Suppose I have a piecewise smooth $2 \pi$-periodic function $f$ on $\mathbf{R}$ with a Fourier series $\sum_{n \in \mathbf{Z}}a_n e^{inx}$, a number $x_0 \in \mathbf R$, and $N>0$. I would like an upper bound for $|f(x_0)-\sum_{n=-N}^N a_n e^{inx_0}|$. For example, if $f$ is a periodic function so that $f(x)=x$ on $(-\pi,\pi)$, and I require a partial Fourier series which is within $\frac{1}{2}$ of $f(x_0)$ at, say, $x_0=1$, I want to know how far I should go. Ideally, I would like an answer in the spirit of estimating the error term for Taylor series.

Answer 1

Fourier series have a spirit quite different from Taylor series, as they are nonlocal. They behavior is affected by everything that goes on in the domain of definition. To get an explicit estimate, you can take a proof of pointwise convergence $s_N(f;x)\to f(x)$ and try to make it quantitative. For example, take Theorem 8.14 in Rudin's Principles of Mathematical Analysis (3rd edition):

Fix $x$ and suppose there are constants $\delta>0$ and $M<\infty$ such that $$|f(x+t)-f(x)| \le M|t|$$ whenever $|t|<\delta$. Then $s_N(f;x)\to f(x)$.

Proof: Define $$g(t)=\frac{f(x-t)-f(x)}{\sin (t/2)}$$ so that $$s_N(f;x)-f(x)= \frac{1}{2\pi}\int_{-\pi}^\pi \left[g(t)\cos \frac{t}{2}\right]\sin Nt\,dt + \frac{1}{2\pi}\int_{-\pi}^\pi \left[g(t)\sin \frac{t}{2}\right]\cos Nt\,dt $$ For Rudin, an application of the Riemann-Lebesgue lemma ends the proof here. But that doesn't give an error estimate.

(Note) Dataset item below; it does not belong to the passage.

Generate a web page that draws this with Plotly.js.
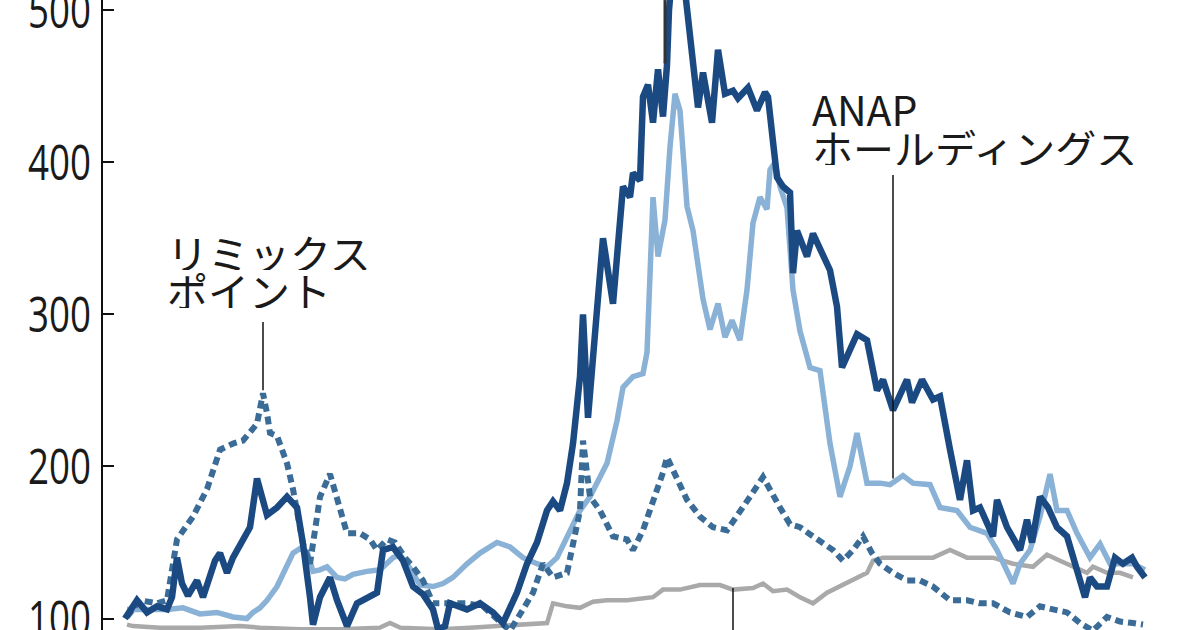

Instead, integrate by parts, turning the integrals into $$ \frac{1}{2\pi N}\int_{-\pi}^\pi \frac{d}{dt} \left(g(t)\cos \frac{t}{2}\right)\cos Nt\,dt - \frac{1}{2\pi N}\int_{-\pi}^\pi \frac{d}{dt}\left(g(t)\sin \frac{t}{2}\right)\sin Nt\,dt $$ plus boundary terms (coming from discontinuities of $g$), each of which also has $N$ in the denominator and is bounded by $\sup |g|$. My (rough) estimate is $$|s_N(f;x)-f(x)|\le \frac{k}{\pi N}\sup |g|+ \frac{1}{N} \sup \left| \left(g(t)\cos \frac{t}{2}\right)' \right| + \frac{1}{N} \sup \left| \left(g(t)\sin \frac{t}{2}\right)' \right|$$ where $k$ is the number of discontinuities of $g$. Since you know $g$, you can find $N$ that will achieve the required precision.